Collect every line that includes the string "chart".

= Information shown =
-- START --

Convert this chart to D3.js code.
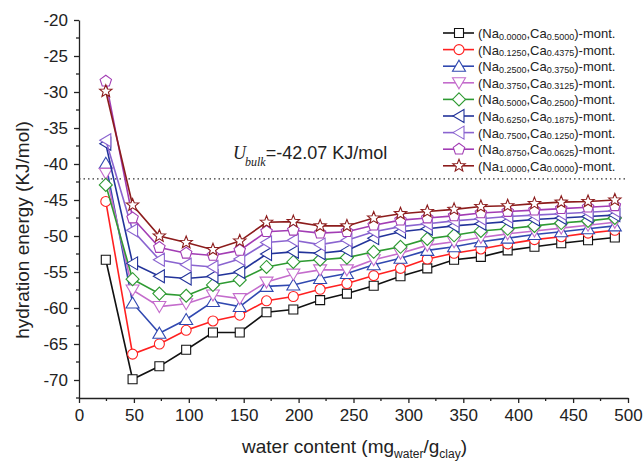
<!DOCTYPE html>
<html>
<head>
<meta charset="utf-8">
<script src="https://cdn.jsdelivr.net/npm/d3@7"></script>
<style>
  body { margin: 0; background: #fff; }
  svg text { font-family: "Liberation Sans", Arial, sans-serif; fill: #222; }
  .axis path, .axis line { stroke: #222; stroke-width: 1.3; }
</style>
</head>
<body>
<div id="chart"></div>
<script>
(function () {
  "use strict";

  // Data
  const waterContent = [24.4, 48.8, 73.2, 97.6, 122, 146.4, 170.8, 195.2, 219.6, 244,
                        268.4, 292.8, 317.2, 341.6, 366, 390.4, 414.8, 439.2, 463.6, 488];

  const naFrac = ["0.0000", "0.1250", "0.2500", "0.3750", "0.5000", "0.6250", "0.7500", "0.8750", "1.0000"];
  const caFrac = ["0.5000", "0.4375", "0.3750", "0.3125", "0.2500", "0.1875", "0.1250", "0.0625", "0.0000"];

  const na0000 = [-53.3, -69.9, -68.1, -65.8, -63.4, -63.4, -60.6, -60.2, -58.9, -58.0, -56.9, -55.6, -54.5, -53.3, -52.9, -52.0, -51.5, -51.0, -50.6, -50.2];
  const na1250 = [-45.2, -66.4, -65.0, -63.1, -61.8, -61.0, -59.0, -58.4, -57.4, -56.6, -55.5, -54.5, -53.2, -52.4, -51.8, -51.1, -50.5, -50.1, -49.6, -49.2];
  const na2500 = [-39.9, -59.3, -63.5, -61.6, -59.1, -59.8, -57.0, -56.8, -55.9, -55.2, -54.0, -53.1, -52.0, -51.5, -50.8, -50.3, -49.8, -49.4, -49.0, -48.6];
  const na3750 = [-41.3, -57.5, -59.8, -59.4, -58.2, -58.7, -56.4, -55.3, -54.7, -54.7, -53.3, -52.4, -51.3, -50.8, -50.2, -49.7, -49.3, -48.9, -48.5, -48.1];
  const na5000 = [-42.9, -56.0, -58.0, -58.3, -56.8, -56.1, -54.3, -53.6, -53.3, -53.0, -52.2, -51.5, -50.4, -49.9, -49.3, -49.0, -48.6, -48.2, -47.9, -47.5];
  const na6250 = [-37.2, -53.8, -55.6, -55.9, -55.6, -55.0, -52.5, -52.2, -52.4, -52.0, -50.3, -49.4, -49.0, -48.6, -48.3, -48.0, -47.7, -47.5, -47.3, -47.1];
  const na7500 = [-36.7, -49.2, -53.3, -54.0, -54.3, -53.2, -50.9, -50.6, -51.2, -50.6, -49.4, -48.7, -48.3, -47.9, -47.6, -47.3, -47.1, -46.9, -46.7, -46.5];
  const na8750 = [-28.5, -47.5, -51.6, -52.4, -52.7, -52.0, -49.4, -49.2, -49.6, -49.4, -48.5, -47.8, -47.5, -47.2, -46.8, -46.6, -46.4, -46.2, -46.0, -45.8];
  const na10000 = [-29.9, -45.7, -50.0, -50.9, -51.9, -50.7, -48.1, -48.0, -48.6, -48.6, -47.5, -46.9, -46.6, -46.3, -45.9, -45.8, -45.5, -45.3, -45.2, -45.0];

  const seriesValues = [na0000, na1250, na2500, na3750, na5000, na6250, na7500, na8750, na10000];
  const COLORS = ["#111111", "#ff2020", "#3048b0", "#c46ccc", "#2e9a32", "#22339a", "#8a64d0", "#a23cb4", "#8c1c1c"];
  const SHAPES = ["square", "circle", "triUp", "triDown", "diamond", "triLeft", "triLeft", "pentagon", "star"];

  const xTicks = [0, 50, 100, 150, 200, 250, 300, 350, 400, 450, 500];
  const yTicks = [-70, -65, -60, -55, -50, -45, -40, -35, -30, -25, -20];
  const uBulk = -42.07;

  // Dimensions
  const totalW = 644, totalH = 462;
  const x = d3.scaleLinear().domain([0, 500]).range([79, 628]);
  const y = d3.scaleLinear().domain([-72.5, -20]).range([398, 20]);

  const svg = d3.select("#chart").append("svg")
    .attr("width", totalW).attr("height", totalH);

  // Marker shapes
  function poly(pts) { return "M" + pts.map(p => p.join(",")).join("L") + "Z"; }
  function markerPath(shape) {
    switch (shape) {
      case "square": return "M-4.5,-4.5H4.5V4.5H-4.5Z";
      case "circle": return d3.symbol(d3.symbolCircle, Math.PI * 25)();
      case "triUp": return poly([[0, -6], [6.5, 5], [-6.5, 5]]);
      case "triDown": return poly([[0, 6], [6.5, -5], [-6.5, -5]]);
      case "triLeft": return poly([[-6, 0], [5, -6.5], [5, 6.5]]);
      case "diamond": return poly([[0, -6.5], [6.5, 0], [0, 6.5], [-6.5, 0]]);
      case "pentagon": return poly(d3.range(5).map(i => {
        const a = -Math.PI / 2 + i * 2 * Math.PI / 5;
        return [6 * Math.cos(a), 6 * Math.sin(a)];
      }));
      case "star": return poly(d3.range(10).map(i => {
        const a = -Math.PI / 2 + i * Math.PI / 5, r = i % 2 ? 2.8 : 6.5;
        return [r * Math.cos(a), r * Math.sin(a)];
      }));
    }
  }

  // Axes
  const yAxis = svg.append("g").attr("class", "axis")
    .attr("transform", `translate(${x(0)},0)`)
    .call(d3.axisLeft(y).tickValues(yTicks).tickSize(5).tickSizeOuter(0).tickPadding(6).tickFormat(d => String(d)));
  yAxis.selectAll("text").style("font-size", "17px");
  yAxis.append("g").selectAll("line")
    .data(d3.range(-72.5, -20, 2.5).filter(v => v % 5 !== 0))
    .join("line").attr("x1", 0).attr("x2", -3).attr("y1", d => y(d)).attr("y2", d => y(d));

  const xAxis = svg.append("g").attr("class", "axis")
    .attr("transform", `translate(0,${y(-72.5)})`)
    .call(d3.axisBottom(x).tickValues(xTicks).tickSize(5).tickSizeOuter(0).tickPadding(6));
  xAxis.selectAll("text").style("font-size", "17px");
  xAxis.append("g").selectAll("line")
    .data(d3.range(25, 500, 50))
    .join("line").attr("x1", d => x(d)).attr("x2", d => x(d)).attr("y1", 0).attr("y2", 3);

  // Axis titles
  const xt = svg.append("text").attr("x", (x(0) + x(500)) / 2 + 1).attr("y", 453)
    .attr("text-anchor", "middle").style("font-size", "19px");
  xt.append("tspan").text("water content (mg");
  xt.append("tspan").attr("dy", 5).style("font-size", "12px").text("water");
  xt.append("tspan").attr("dy", -5).text("/g");
  xt.append("tspan").attr("dy", 5).style("font-size", "12px").text("clay");
  xt.append("tspan").attr("dy", -5).text(")");

  svg.append("text")
    .attr("transform", `translate(29,${(y(-20) + y(-72.5)) / 2 + 21}) rotate(-90)`)
    .attr("text-anchor", "middle").style("font-size", "19px")
    .text("hydration energy (KJ/mol)");

  // Bulk reference line
  svg.append("line")
    .attr("x1", x(0)).attr("x2", x(500))
    .attr("y1", y(uBulk)).attr("y2", y(uBulk))
    .attr("stroke", "#333").attr("stroke-width", 1.2).attr("stroke-dasharray", "1.5,3");

  const ann = svg.append("text").attr("x", 233).attr("y", 159).style("font-size", "18px");
  ann.append("tspan").style("font-family", "'Liberation Serif', 'Times New Roman', serif")
    .style("font-style", "italic").text("U");
  ann.append("tspan").attr("dy", 7).attr("dx", -1)
    .style("font-family", "'Liberation Serif', 'Times New Roman', serif")
    .style("font-style", "italic").style("font-size", "12px").text("bulk");
  ann.append("tspan").attr("dy", -7).text(`=${uBulk} KJ/mol`);

  // Series
  const line = d3.line().x((d, i) => x(waterContent[i])).y(d => y(d));
  seriesValues.forEach((vals, si) => {
    const g = svg.append("g");
    g.append("path").datum(vals).attr("d", line)
      .attr("fill", "none").attr("stroke", COLORS[si]).attr("stroke-width", 1.6);
    g.selectAll("path.m").data(vals).join("path").attr("class", "m")
      .attr("transform", (d, i) => `translate(${x(waterContent[i])},${y(d)})`)
      .attr("d", markerPath(SHAPES[si]))
      .attr("fill", "#fff").attr("stroke", COLORS[si]).attr("stroke-width", 1.1);
  });

  // Legend
  const legend = svg.append("g").attr("transform", "translate(443,33)");
  naFrac.forEach((na, i) => {
    const item = legend.append("g").attr("transform", `translate(0,${i * 16.6})`);
    item.append("line").attr("x1", 0).attr("x2", 31)
      .attr("stroke", COLORS[i]).attr("stroke-width", 1.6);
    item.append("path").attr("transform", "translate(16,0)")
      .attr("d", markerPath(SHAPES[i]))
      .attr("fill", "#fff").attr("stroke", COLORS[i]).attr("stroke-width", 1.1);
    const t = item.append("text").attr("x", 35).attr("y", 5).style("font-size", "13px");
    t.append("tspan").text("(Na");
    t.append("tspan").attr("dy", 1.5).style("font-size", "9px").text(na);
    t.append("tspan").attr("dy", -1.5).text(",Ca");
    t.append("tspan").attr("dy", 1.5).style("font-size", "9px").text(caFrac[i]);
    t.append("tspan").attr("dy", -1.5).text(")-mont.");
  });
})();
</script>
</body>
</html>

-- END --

= In response =
Convert this chart to D3.js code.
<div id="chart"></div>
  const svg = d3.select("#chart").append("svg")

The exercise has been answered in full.